→ Exercise directions: Quote all lines below exactly. Images stay out.

→ Information supplied:

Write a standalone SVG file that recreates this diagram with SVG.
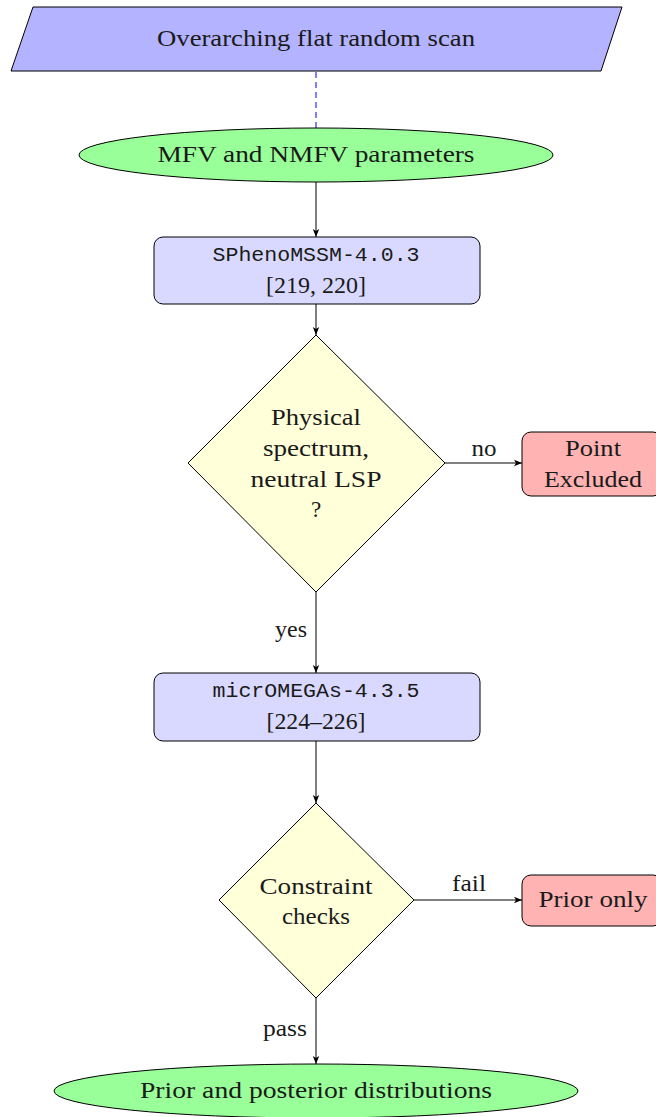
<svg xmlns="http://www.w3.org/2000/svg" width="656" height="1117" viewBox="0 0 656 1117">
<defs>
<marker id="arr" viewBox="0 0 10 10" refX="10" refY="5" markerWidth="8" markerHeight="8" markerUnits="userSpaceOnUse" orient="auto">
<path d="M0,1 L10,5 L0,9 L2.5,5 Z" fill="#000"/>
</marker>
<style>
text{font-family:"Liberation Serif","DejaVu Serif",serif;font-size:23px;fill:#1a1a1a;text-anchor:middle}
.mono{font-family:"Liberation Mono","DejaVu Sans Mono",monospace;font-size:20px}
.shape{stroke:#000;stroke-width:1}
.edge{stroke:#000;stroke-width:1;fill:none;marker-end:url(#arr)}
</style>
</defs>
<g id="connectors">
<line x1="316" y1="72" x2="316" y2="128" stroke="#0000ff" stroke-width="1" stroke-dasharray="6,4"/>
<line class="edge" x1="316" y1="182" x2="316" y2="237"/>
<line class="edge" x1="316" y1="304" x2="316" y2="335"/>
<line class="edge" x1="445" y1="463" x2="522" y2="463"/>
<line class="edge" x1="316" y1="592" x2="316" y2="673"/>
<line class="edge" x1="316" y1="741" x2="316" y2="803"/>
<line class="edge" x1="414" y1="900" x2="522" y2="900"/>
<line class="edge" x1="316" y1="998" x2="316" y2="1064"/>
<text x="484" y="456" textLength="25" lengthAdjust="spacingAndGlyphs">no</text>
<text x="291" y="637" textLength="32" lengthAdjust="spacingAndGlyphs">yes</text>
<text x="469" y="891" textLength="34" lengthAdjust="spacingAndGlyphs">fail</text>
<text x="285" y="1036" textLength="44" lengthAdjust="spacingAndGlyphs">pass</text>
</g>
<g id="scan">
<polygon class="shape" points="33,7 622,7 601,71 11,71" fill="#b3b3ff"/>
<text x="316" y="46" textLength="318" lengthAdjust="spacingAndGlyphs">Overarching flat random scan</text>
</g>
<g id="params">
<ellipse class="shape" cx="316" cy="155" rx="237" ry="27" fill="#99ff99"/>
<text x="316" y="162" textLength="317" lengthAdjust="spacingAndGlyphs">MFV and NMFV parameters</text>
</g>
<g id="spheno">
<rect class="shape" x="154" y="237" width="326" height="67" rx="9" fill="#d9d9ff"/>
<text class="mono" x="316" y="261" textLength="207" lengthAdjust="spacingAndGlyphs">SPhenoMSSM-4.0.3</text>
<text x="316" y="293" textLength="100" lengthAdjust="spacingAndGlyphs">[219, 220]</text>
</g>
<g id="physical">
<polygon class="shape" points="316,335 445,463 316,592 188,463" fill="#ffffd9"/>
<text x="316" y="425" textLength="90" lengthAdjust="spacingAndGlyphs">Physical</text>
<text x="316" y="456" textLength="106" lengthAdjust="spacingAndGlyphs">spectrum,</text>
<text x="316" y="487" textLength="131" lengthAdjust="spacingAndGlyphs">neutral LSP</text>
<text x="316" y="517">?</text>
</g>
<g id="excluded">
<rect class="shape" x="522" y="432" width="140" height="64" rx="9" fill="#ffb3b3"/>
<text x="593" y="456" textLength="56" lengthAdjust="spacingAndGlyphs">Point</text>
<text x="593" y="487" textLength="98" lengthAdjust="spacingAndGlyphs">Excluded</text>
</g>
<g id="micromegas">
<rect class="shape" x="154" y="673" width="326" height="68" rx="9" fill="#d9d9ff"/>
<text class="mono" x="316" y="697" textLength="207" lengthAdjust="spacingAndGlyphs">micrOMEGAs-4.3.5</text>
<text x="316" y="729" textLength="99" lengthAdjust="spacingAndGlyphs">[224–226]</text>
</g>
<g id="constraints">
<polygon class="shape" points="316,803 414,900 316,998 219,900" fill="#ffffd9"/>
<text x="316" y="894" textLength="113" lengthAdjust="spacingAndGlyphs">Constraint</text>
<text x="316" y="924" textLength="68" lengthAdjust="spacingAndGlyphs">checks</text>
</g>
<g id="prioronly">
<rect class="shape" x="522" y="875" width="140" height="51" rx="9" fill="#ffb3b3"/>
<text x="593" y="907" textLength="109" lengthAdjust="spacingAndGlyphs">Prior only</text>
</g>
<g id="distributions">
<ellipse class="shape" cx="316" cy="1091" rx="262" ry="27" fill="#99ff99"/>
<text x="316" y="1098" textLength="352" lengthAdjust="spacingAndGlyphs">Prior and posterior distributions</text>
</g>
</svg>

→ Expected answer:
Write a standalone SVG file that recreates this diagram with SVG.
<svg xmlns="http://www.w3.org/2000/svg" width="656" height="1117" viewBox="0 0 656 1117">
<defs>
<marker id="arr" viewBox="0 0 10 10" refX="10" refY="5" markerWidth="8" markerHeight="8" markerUnits="userSpaceOnUse" orient="auto">
<path d="M0,1 L10,5 L0,9 L2.5,5 Z" fill="#000"/>
</marker>
<style>
text{font-family:"Liberation Serif","DejaVu Serif",serif;font-size:23px;fill:#1a1a1a;text-anchor:middle}
.mono{font-family:"Liberation Mono","DejaVu Sans Mono",monospace;font-size:20px}
.shape{stroke:#000;stroke-width:1}
.edge{stroke:#000;stroke-width:1;fill:none;marker-end:url(#arr)}
</style>
</defs>
<g id="connectors">
<line x1="316" y1="72" x2="316" y2="128" stroke="#0000ff" stroke-width="1" stroke-dasharray="6,4"/>
<line class="edge" x1="316" y1="182" x2="316" y2="237"/>
<line class="edge" x1="316" y1="304" x2="316" y2="335"/>
<line class="edge" x1="445" y1="463" x2="522" y2="463"/>
<line class="edge" x1="316" y1="592" x2="316" y2="673"/>
<line class="edge" x1="316" y1="741" x2="316" y2="803"/>
<line class="edge" x1="414" y1="900" x2="522" y2="900"/>
<line class="edge" x1="316" y1="998" x2="316" y2="1064"/>
<text x="484" y="456" textLength="25" lengthAdjust="spacingAndGlyphs">no</text>
<text x="291" y="637" textLength="32" lengthAdjust="spacingAndGlyphs">yes</text>
<text x="469" y="891" textLength="34" lengthAdjust="spacingAndGlyphs">fail</text>
<text x="285" y="1036" textLength="44" lengthAdjust="spacingAndGlyphs">pass</text>
</g>
<g id="scan">
<polygon class="shape" points="33,7 622,7 601,71 11,71" fill="#b3b3ff"/>
<text x="316" y="46" textLength="318" lengthAdjust="spacingAndGlyphs">Overarching flat random scan</text>
</g>
<g id="params">
<ellipse class="shape" cx="316" cy="155" rx="237" ry="27" fill="#99ff99"/>
<text x="316" y="162" textLength="317" lengthAdjust="spacingAndGlyphs">MFV and NMFV parameters</text>
</g>
<g id="spheno">
<rect class="shape" x="154" y="237" width="326" height="67" rx="9" fill="#d9d9ff"/>
<text class="mono" x="316" y="261" textLength="207" lengthAdjust="spacingAndGlyphs">SPhenoMSSM-4.0.3</text>
<text x="316" y="293" textLength="100" lengthAdjust="spacingAndGlyphs">[219, 220]</text>
</g>
<g id="physical">
<polygon class="shape" points="316,335 445,463 316,592 188,463" fill="#ffffd9"/>
<text x="316" y="425" textLength="90" lengthAdjust="spacingAndGlyphs">Physical</text>
<text x="316" y="456" textLength="106" lengthAdjust="spacingAndGlyphs">spectrum,</text>
<text x="316" y="487" textLength="131" lengthAdjust="spacingAndGlyphs">neutral LSP</text>
<text x="316" y="517">?</text>
</g>
<g id="excluded">
<rect class="shape" x="522" y="432" width="140" height="64" rx="9" fill="#ffb3b3"/>
<text x="593" y="456" textLength="56" lengthAdjust="spacingAndGlyphs">Point</text>
<text x="593" y="487" textLength="98" lengthAdjust="spacingAndGlyphs">Excluded</text>
</g>
<g id="micromegas">
<rect class="shape" x="154" y="673" width="326" height="68" rx="9" fill="#d9d9ff"/>
<text class="mono" x="316" y="697" textLength="207" lengthAdjust="spacingAndGlyphs">micrOMEGAs-4.3.5</text>
<text x="316" y="729" textLength="99" lengthAdjust="spacingAndGlyphs">[224–226]</text>
</g>
<g id="constraints">
<polygon class="shape" points="316,803 414,900 316,998 219,900" fill="#ffffd9"/>
<text x="316" y="894" textLength="113" lengthAdjust="spacingAndGlyphs">Constraint</text>
<text x="316" y="924" textLength="68" lengthAdjust="spacingAndGlyphs">checks</text>
</g>
<g id="prioronly">
<rect class="shape" x="522" y="875" width="140" height="51" rx="9" fill="#ffb3b3"/>
<text x="593" y="907" textLength="109" lengthAdjust="spacingAndGlyphs">Prior only</text>
</g>
<g id="distributions">
<ellipse class="shape" cx="316" cy="1091" rx="262" ry="27" fill="#99ff99"/>
<text x="316" y="1098" textLength="352" lengthAdjust="spacingAndGlyphs">Prior and posterior distributions</text>
</g>
</svg>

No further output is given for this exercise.